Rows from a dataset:

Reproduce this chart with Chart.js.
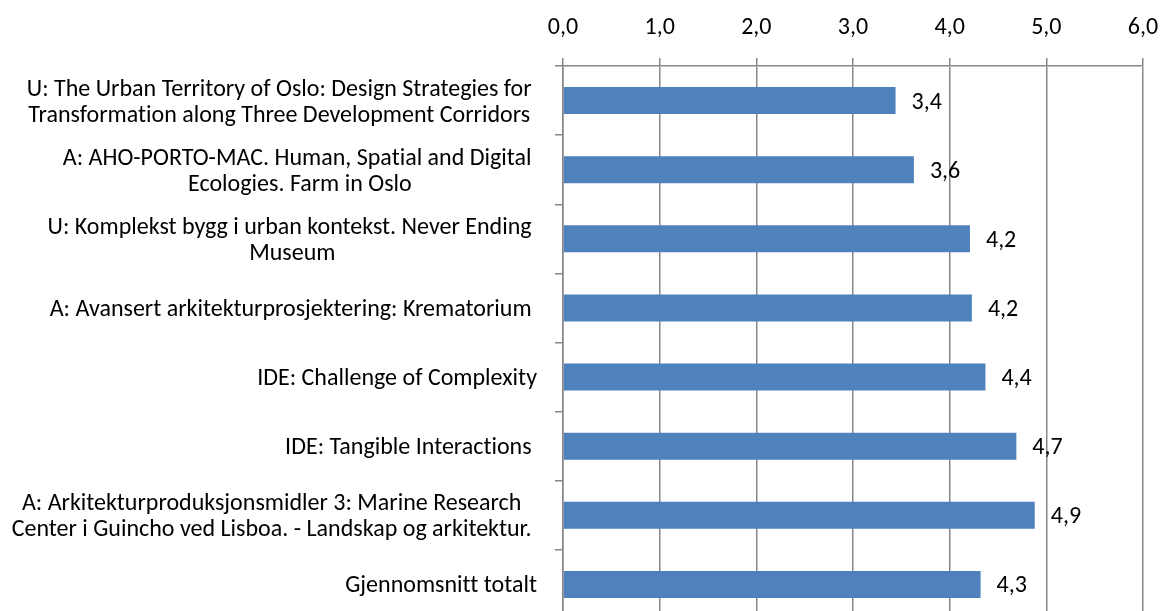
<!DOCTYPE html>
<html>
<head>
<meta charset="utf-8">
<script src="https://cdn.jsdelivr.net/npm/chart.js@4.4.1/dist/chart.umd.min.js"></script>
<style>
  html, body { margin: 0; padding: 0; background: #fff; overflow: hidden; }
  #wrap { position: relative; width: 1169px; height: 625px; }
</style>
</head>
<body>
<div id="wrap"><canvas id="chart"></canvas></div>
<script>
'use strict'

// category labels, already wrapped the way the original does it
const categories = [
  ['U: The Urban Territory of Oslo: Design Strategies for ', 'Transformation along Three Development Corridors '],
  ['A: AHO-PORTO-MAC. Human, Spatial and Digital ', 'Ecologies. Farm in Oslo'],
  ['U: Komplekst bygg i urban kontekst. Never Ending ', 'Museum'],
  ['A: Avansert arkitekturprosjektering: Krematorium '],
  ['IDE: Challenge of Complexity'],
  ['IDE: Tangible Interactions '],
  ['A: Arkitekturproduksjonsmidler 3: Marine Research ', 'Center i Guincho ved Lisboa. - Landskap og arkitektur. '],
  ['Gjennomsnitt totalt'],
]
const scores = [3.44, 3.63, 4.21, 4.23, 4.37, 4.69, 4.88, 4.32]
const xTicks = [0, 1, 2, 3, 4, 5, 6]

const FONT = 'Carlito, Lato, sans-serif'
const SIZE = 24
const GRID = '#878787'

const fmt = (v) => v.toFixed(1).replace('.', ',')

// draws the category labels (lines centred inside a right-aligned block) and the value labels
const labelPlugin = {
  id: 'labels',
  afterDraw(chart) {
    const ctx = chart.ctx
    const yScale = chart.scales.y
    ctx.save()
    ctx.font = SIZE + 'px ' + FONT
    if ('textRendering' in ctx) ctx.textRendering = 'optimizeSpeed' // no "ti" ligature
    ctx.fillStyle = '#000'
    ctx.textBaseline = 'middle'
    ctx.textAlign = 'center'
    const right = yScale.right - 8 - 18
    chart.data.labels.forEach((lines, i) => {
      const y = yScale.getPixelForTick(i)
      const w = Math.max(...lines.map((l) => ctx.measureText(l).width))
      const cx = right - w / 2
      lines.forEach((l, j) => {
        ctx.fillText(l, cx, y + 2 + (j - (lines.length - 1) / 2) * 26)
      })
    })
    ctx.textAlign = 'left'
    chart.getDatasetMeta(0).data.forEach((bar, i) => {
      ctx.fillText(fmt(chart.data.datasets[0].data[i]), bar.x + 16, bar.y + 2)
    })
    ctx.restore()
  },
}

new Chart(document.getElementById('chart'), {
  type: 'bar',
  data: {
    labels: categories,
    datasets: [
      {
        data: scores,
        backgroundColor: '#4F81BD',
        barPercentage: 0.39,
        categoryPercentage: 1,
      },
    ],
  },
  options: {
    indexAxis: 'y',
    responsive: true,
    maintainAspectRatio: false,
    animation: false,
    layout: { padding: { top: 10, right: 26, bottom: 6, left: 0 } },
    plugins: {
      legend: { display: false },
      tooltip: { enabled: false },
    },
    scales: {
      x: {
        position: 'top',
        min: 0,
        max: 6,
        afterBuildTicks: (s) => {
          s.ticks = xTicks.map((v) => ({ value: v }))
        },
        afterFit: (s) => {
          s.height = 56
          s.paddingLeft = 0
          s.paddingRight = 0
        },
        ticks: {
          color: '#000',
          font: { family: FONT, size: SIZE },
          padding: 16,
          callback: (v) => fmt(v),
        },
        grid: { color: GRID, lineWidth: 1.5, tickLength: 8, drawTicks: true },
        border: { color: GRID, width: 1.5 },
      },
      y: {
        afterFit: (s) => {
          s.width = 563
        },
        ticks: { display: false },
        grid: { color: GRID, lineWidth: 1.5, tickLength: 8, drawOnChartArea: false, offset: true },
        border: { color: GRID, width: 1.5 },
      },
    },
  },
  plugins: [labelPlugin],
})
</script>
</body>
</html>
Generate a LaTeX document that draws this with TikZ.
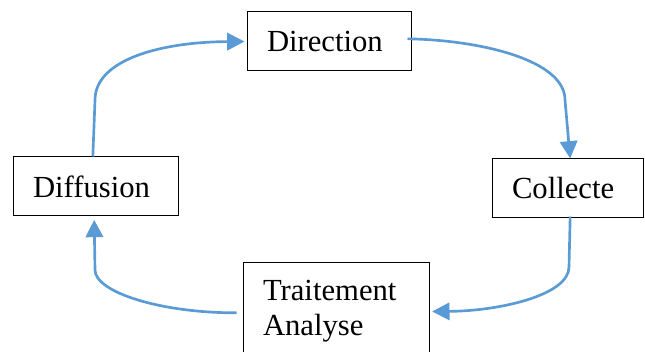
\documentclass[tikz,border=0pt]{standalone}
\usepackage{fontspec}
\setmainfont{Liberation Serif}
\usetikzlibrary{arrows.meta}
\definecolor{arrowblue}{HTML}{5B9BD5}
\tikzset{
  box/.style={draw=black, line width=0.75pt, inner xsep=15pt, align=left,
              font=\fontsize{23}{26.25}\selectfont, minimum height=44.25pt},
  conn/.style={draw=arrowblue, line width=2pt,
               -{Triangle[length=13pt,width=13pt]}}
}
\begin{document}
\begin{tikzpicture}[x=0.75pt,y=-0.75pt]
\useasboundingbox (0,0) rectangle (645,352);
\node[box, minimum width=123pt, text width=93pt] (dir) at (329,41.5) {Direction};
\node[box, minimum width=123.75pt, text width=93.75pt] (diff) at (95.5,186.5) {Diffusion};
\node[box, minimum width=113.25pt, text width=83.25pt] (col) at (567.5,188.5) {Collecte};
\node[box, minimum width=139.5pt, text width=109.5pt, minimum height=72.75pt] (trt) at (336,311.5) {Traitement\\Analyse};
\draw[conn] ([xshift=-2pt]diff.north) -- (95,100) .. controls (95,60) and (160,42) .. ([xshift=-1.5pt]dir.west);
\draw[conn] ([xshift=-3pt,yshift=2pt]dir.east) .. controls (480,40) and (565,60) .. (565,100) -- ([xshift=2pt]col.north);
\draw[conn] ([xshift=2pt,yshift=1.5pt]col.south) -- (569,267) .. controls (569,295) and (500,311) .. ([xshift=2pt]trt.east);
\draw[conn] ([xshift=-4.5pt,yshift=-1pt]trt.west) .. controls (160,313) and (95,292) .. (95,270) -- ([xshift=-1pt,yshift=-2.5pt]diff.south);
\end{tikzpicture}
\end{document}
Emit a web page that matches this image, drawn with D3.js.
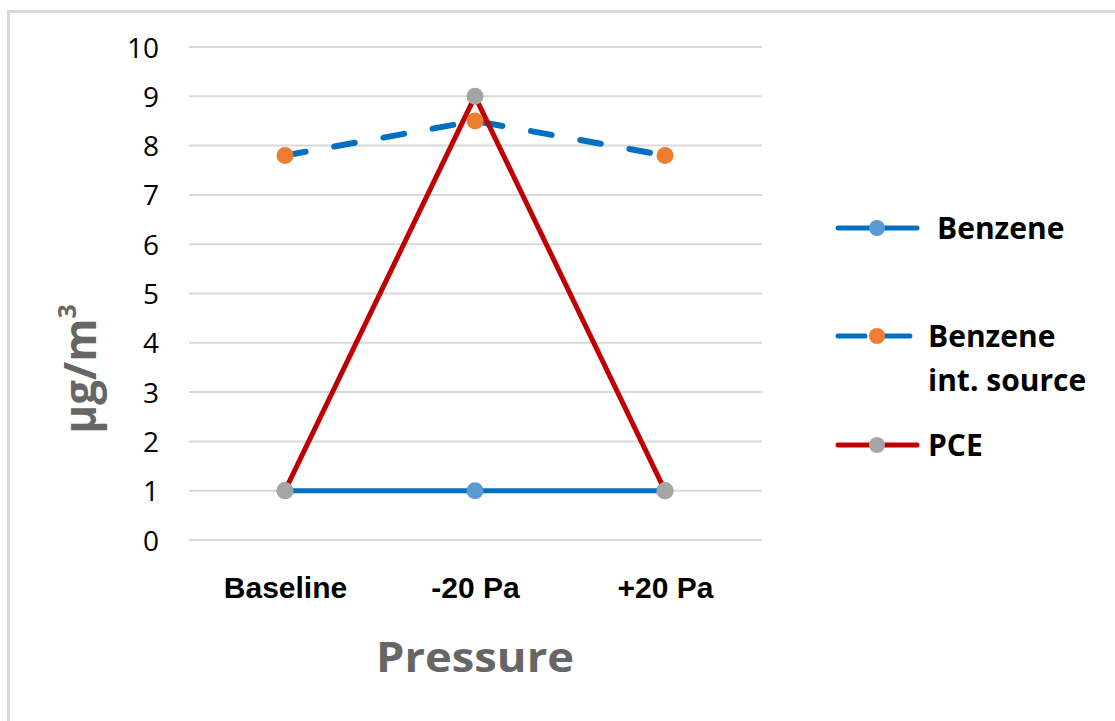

→ **Directions**
Reproduce all the entries that precede this task, word for word, minus any pictures.

→ **Written solution**
Reproduce this chart with Chart.js.
<!DOCTYPE html>
<html>
<head>
<meta charset="utf-8">
<script src="https://cdn.jsdelivr.net/npm/chart.js@4.4.1/dist/chart.umd.min.js"></script>
<style>
  html, body { margin: 0; padding: 0; background: #fff; overflow: hidden; }
  #wrap { position: relative; width: 1169px; height: 625px; }
</style>
</head>
<body>
<div id="wrap"><canvas id="chart"></canvas></div>
<script>
'use strict'

// category labels, already wrapped the way the original does it
const categories = [
  ['U: The Urban Territory of Oslo: Design Strategies for ', 'Transformation along Three Development Corridors '],
  ['A: AHO-PORTO-MAC. Human, Spatial and Digital ', 'Ecologies. Farm in Oslo'],
  ['U: Komplekst bygg i urban kontekst. Never Ending ', 'Museum'],
  ['A: Avansert arkitekturprosjektering: Krematorium '],
  ['IDE: Challenge of Complexity'],
  ['IDE: Tangible Interactions '],
  ['A: Arkitekturproduksjonsmidler 3: Marine Research ', 'Center i Guincho ved Lisboa. - Landskap og arkitektur. '],
  ['Gjennomsnitt totalt'],
]
const scores = [3.44, 3.63, 4.21, 4.23, 4.37, 4.69, 4.88, 4.32]
const xTicks = [0, 1, 2, 3, 4, 5, 6]

const FONT = 'Carlito, Lato, sans-serif'
const SIZE = 24
const GRID = '#878787'

const fmt = (v) => v.toFixed(1).replace('.', ',')

// draws the category labels (lines centred inside a right-aligned block) and the value labels
const labelPlugin = {
  id: 'labels',
  afterDraw(chart) {
    const ctx = chart.ctx
    const yScale = chart.scales.y
    ctx.save()
    ctx.font = SIZE + 'px ' + FONT
    if ('textRendering' in ctx) ctx.textRendering = 'optimizeSpeed' // no "ti" ligature
    ctx.fillStyle = '#000'
    ctx.textBaseline = 'middle'
    ctx.textAlign = 'center'
    const right = yScale.right - 8 - 18
    chart.data.labels.forEach((lines, i) => {
      const y = yScale.getPixelForTick(i)
      const w = Math.max(...lines.map((l) => ctx.measureText(l).width))
      const cx = right - w / 2
      lines.forEach((l, j) => {
        ctx.fillText(l, cx, y + 2 + (j - (lines.length - 1) / 2) * 26)
      })
    })
    ctx.textAlign = 'left'
    chart.getDatasetMeta(0).data.forEach((bar, i) => {
      ctx.fillText(fmt(chart.data.datasets[0].data[i]), bar.x + 16, bar.y + 2)
    })
    ctx.restore()
  },
}

new Chart(document.getElementById('chart'), {
  type: 'bar',
  data: {
    labels: categories,
    datasets: [
      {
        data: scores,
        backgroundColor: '#4F81BD',
        barPercentage: 0.39,
        categoryPercentage: 1,
      },
    ],
  },
  options: {
    indexAxis: 'y',
    responsive: true,
    maintainAspectRatio: false,
    animation: false,
    layout: { padding: { top: 10, right: 26, bottom: 6, left: 0 } },
    plugins: {
      legend: { display: false },
      tooltip: { enabled: false },
    },
    scales: {
      x: {
        position: 'top',
        min: 0,
        max: 6,
        afterBuildTicks: (s) => {
          s.ticks = xTicks.map((v) => ({ value: v }))
        },
        afterFit: (s) => {
          s.height = 56
          s.paddingLeft = 0
          s.paddingRight = 0
        },
        ticks: {
          color: '#000',
          font: { family: FONT, size: SIZE },
          padding: 16,
          callback: (v) => fmt(v),
        },
        grid: { color: GRID, lineWidth: 1.5, tickLength: 8, drawTicks: true },
        border: { color: GRID, width: 1.5 },
      },
      y: {
        afterFit: (s) => {
          s.width = 563
        },
        ticks: { display: false },
        grid: { color: GRID, lineWidth: 1.5, tickLength: 8, drawOnChartArea: false, offset: true },
        border: { color: GRID, width: 1.5 },
      },
    },
  },
  plugins: [labelPlugin],
})
</script>
</body>
</html>
Generate a LaTeX document that draws this with TikZ.
\documentclass[tikz,border=0pt]{standalone}
\usepackage{fontspec}
\setmainfont{Liberation Serif}
\usetikzlibrary{arrows.meta}
\definecolor{arrowblue}{HTML}{5B9BD5}
\tikzset{
  box/.style={draw=black, line width=0.75pt, inner xsep=15pt, align=left,
              font=\fontsize{23}{26.25}\selectfont, minimum height=44.25pt},
  conn/.style={draw=arrowblue, line width=2pt,
               -{Triangle[length=13pt,width=13pt]}}
}
\begin{document}
\begin{tikzpicture}[x=0.75pt,y=-0.75pt]
\useasboundingbox (0,0) rectangle (645,352);
\node[box, minimum width=123pt, text width=93pt] (dir) at (329,41.5) {Direction};
\node[box, minimum width=123.75pt, text width=93.75pt] (diff) at (95.5,186.5) {Diffusion};
\node[box, minimum width=113.25pt, text width=83.25pt] (col) at (567.5,188.5) {Collecte};
\node[box, minimum width=139.5pt, text width=109.5pt, minimum height=72.75pt] (trt) at (336,311.5) {Traitement\\Analyse};
\draw[conn] ([xshift=-2pt]diff.north) -- (95,100) .. controls (95,60) and (160,42) .. ([xshift=-1.5pt]dir.west);
\draw[conn] ([xshift=-3pt,yshift=2pt]dir.east) .. controls (480,40) and (565,60) .. (565,100) -- ([xshift=2pt]col.north);
\draw[conn] ([xshift=2pt,yshift=1.5pt]col.south) -- (569,267) .. controls (569,295) and (500,311) .. ([xshift=2pt]trt.east);
\draw[conn] ([xshift=-4.5pt,yshift=-1pt]trt.west) .. controls (160,313) and (95,292) .. (95,270) -- ([xshift=-1pt,yshift=-2.5pt]diff.south);
\end{tikzpicture}
\end{document}
Emit a web page that matches this image, drawn with D3.js.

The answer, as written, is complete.